В детстве Наталью Николаевну называли скромницей и молчуньей. Она была молчалива и в юности. Предпочитала молчание болтовне и позднее, когда вышла замуж за Пушкина и появилась в великосветском обществе, в разгар своего успеха, в расцвете своей удивительной красоты и очарования.
Трудно привыкала Наталья Николаевна к великосветскому обществу. Не любила она петербургские сплетни, неинтересно ей было заниматься пересудами. И она молчала. Не пыталась обзаводиться выгодными друзьями. Она писала брату:
…Тесная дружба редко возникает в большом городе, где каждый вращается в своем кругу общества, а главное, имеет слишком много развлечений и глупых светских обязанностей, чтобы хватало времени на требовательность дружбы.

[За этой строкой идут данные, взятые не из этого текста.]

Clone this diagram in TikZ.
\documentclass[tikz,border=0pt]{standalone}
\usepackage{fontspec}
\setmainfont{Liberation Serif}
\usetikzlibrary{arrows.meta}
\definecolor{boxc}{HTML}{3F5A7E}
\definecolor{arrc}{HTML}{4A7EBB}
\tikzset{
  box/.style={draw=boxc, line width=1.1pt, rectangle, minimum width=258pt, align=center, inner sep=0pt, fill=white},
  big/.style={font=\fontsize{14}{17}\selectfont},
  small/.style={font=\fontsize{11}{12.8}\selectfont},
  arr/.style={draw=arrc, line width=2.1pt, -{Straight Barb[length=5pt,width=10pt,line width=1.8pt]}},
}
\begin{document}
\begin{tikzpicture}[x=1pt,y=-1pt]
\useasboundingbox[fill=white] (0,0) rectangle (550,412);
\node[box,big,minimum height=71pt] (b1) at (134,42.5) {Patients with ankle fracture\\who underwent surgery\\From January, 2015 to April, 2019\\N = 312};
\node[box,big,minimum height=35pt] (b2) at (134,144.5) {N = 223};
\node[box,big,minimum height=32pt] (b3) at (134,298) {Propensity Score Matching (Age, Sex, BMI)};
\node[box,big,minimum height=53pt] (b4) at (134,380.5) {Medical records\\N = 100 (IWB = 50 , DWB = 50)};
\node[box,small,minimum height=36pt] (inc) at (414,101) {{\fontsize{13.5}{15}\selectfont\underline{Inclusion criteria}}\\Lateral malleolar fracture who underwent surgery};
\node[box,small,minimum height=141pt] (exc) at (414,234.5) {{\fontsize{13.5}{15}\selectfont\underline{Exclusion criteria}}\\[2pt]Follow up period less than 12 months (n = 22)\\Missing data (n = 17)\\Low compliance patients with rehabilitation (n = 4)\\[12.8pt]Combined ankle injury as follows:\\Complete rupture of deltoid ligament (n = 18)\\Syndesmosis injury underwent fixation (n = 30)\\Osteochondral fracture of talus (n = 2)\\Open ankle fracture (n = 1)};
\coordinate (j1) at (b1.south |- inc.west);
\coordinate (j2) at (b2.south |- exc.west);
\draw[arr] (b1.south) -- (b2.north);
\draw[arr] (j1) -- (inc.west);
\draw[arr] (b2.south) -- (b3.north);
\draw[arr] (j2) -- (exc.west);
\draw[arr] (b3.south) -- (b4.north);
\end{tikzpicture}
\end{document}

Молчание Натальи Николаевны в свете расценивали по-разному. Некоторые считали, что молчала она из-за недостатка ума, другие думали – из гордости.
Из блестящего Петербурга душа ее всегда стремилась в милую, милую Калугу и, когда вырывалась в Полотняный завод, была весела, энергична и даже разговорчива.
Пушкин писал ей:
Описание вашего путешествия в Калугу, как ни смешно, для меня вовсе не забавно. Что за охота таскаться в скверный, уездный городишко, чтобы видеть скверных актеров, скверно играющих старух, скверную оперу? что за охота останавливаться в трактире, ходить в гости к купеческим дочерям, смотреть с чернию губернский фейворок, когда в Петербурге ты никогда и не думаешь посмотреть на Каратыгиных и никаким фейвороком тебя в карету не заманишь. Просил я тебя по Калугам не разъезжать, да, видно, уж у тебя такая натура.
«Да, такая натура была и осталась, – подумала Наталья Николаевна, – в душе я никогда не была великосветской дамой. Одна только видимость. Вот Дарья Федоровна Фикельмон – это другое дело. Аристократка до кончиков пальцев».
Именно на нее и начала было равняться Наталья Николаевна, появившись в свете, но вскоре ей это надоело, и она осталась сама собой.
В памяти возник образ Дарьи Федоровны Фикельмон, жены австрийского посла в Петербурге, графа Шарля Лу Фикельмона. Она была внучкой знаменитого полководца Голенищева-Кутузова и дочерью Елизаветы Михайловны Хитрово – близкого друга Пушкина.